The movie’s plot is resolved and the series is concluded when Makanaki is crowned the King of the crime table, with Eniola Salami set to resume her role as the Governor of Lagos State. Makanaki says ‘You rule from above, I rule from below’, noting the relationship between the political leaders and the underworld.

Still, a few things need more clarity. Some resolutions are unclear and the plot becomes jumpy in some instances. There are also too many subplots that are not necessary but considering that it is a series, it is understandable that it needs to be lengthened. The plot also has a hole as there are no enough details on Eniola Salami’s dealings with the president. One wonders how she was able to help him win a national election while she struggled to hold on to her own state. Also, some of the other members of the crime table are ill-fitting and they constantly overacted, giving an unconvincing performance.
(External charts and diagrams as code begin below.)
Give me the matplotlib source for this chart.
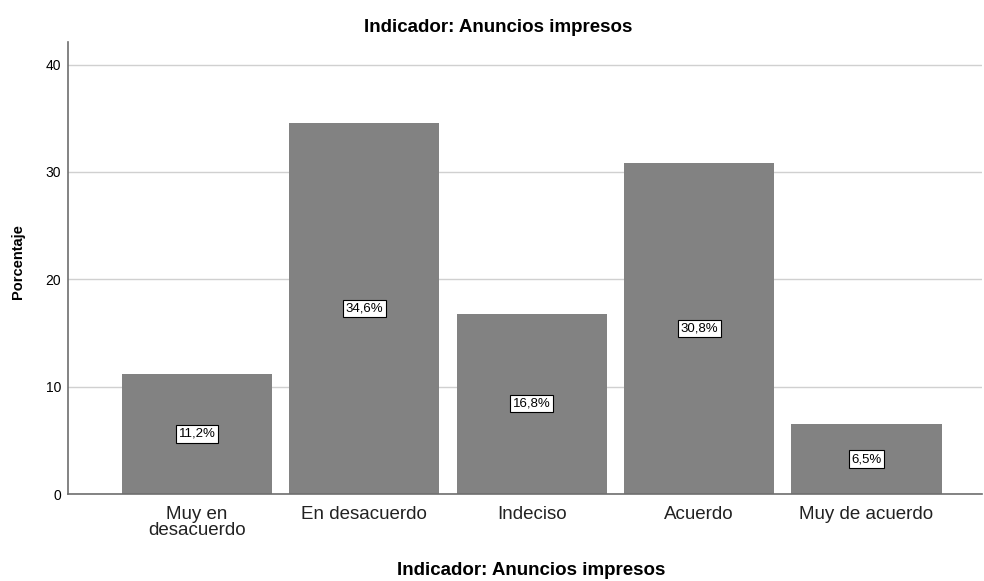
import matplotlib
matplotlib.use("Agg")
import matplotlib.pyplot as plt

categories = ["Muy en\ndesacuerdo", "En desacuerdo", "Indeciso", "Acuerdo", "Muy de acuerdo"]
values = [11.2, 34.6, 16.8, 30.8, 6.5]
labels = ["11,2%", "34,6%", "16,8%", "30,8%", "6,5%"]
yticks = [0, 10, 20, 30, 40]

plt.rcParams['font.family'] = ['Liberation Sans', 'DejaVu Sans']

fig = plt.figure(figsize=(9.84, 5.81), dpi=100)
ax = fig.add_axes([0.0691, 0.1497, 0.9289, 0.778])

x = list(range(len(categories)))
ax.bar(x, values, width=0.897, color="#828282", zorder=2)
for xi, v, lab in zip(x, values, labels):
    ax.text(xi, v / 2, lab, ha="center", va="center", fontsize=9.5, zorder=3,
            bbox=dict(boxstyle="square,pad=0.2", fc="white", ec="black", lw=0.8))

ax.set_xlim(-0.771, 4.69)
ax.set_ylim(0, 42.1)
ax.set_yticks(yticks)
ax.set_yticklabels([str(t) for t in yticks], fontsize=10)
ax.set_xticks(x)
ax.set_xticklabels(categories, fontsize=13.5, linespacing=0.95, color="#222222")
ax.tick_params(axis="x", length=0, pad=8.5)
ax.tick_params(axis="y", length=0, pad=5)
ax.yaxis.grid(True, color="#d0d0d0", lw=1, zorder=0)
ax.set_axisbelow(True)
for s in ["top", "right"]:
    ax.spines[s].set_visible(False)
for s in ["left", "bottom"]:
    ax.spines[s].set_color("#6e6e6e")
    ax.spines[s].set_linewidth(1.2)

fig.text(18 / 984, 1 - 262 / 581, "Porcentaje", rotation=90, ha="center", va="center",
         fontsize=10.5, fontweight="bold")
fig.text(498 / 984, 1 - 32 / 581, "Indicador: Anuncios impresos", ha="center", va="baseline",
         fontsize=13.5, fontweight="bold")
fig.text(531 / 984, 1 - 575 / 581, "Indicador: Anuncios impresos", ha="center", va="baseline",
         fontsize=13.5, fontweight="bold")

fig.savefig("out.png", dpi=100)
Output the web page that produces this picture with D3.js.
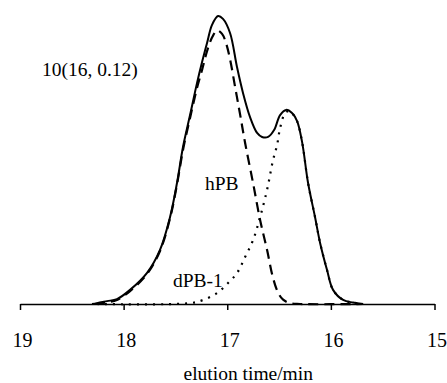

For real Gangsta leaders, they looked too jumpy. One also wonders why there was no Deputy Governor figure in the movie since it is an election season staple in Nigeria.

Generally, movie sequels and series are not things that Nollywood has done properly, seeing Kemi Adetiba deliver a stunning sequel is delightful. After the credits scene, there is a hint at a new season. The lady who follows Makanaki around is shown to be pregnant, hinting that he would flout the warning given to him by the oracles he consulted to not have a child. Kemi Adetiba also responded to some fans on social media that there will be a prequel detailing the story of young Eniola Salami.

Ms. Adetiba has won significant social media following for the movie and this is not out of place for movies with strong leads. King of Boys has its own merchandise and the fans are called KOBArmy. Expectedly, the movie uses a lot of popular culture references, and a lot of popular phrases are used by Toni Tones, who portrayed young Eniola Salami. This is a movie that is relevant and when things eventually change in Nigeria, it would still be relevant. It would then be seen as a testament to Nigeria’s sordid past.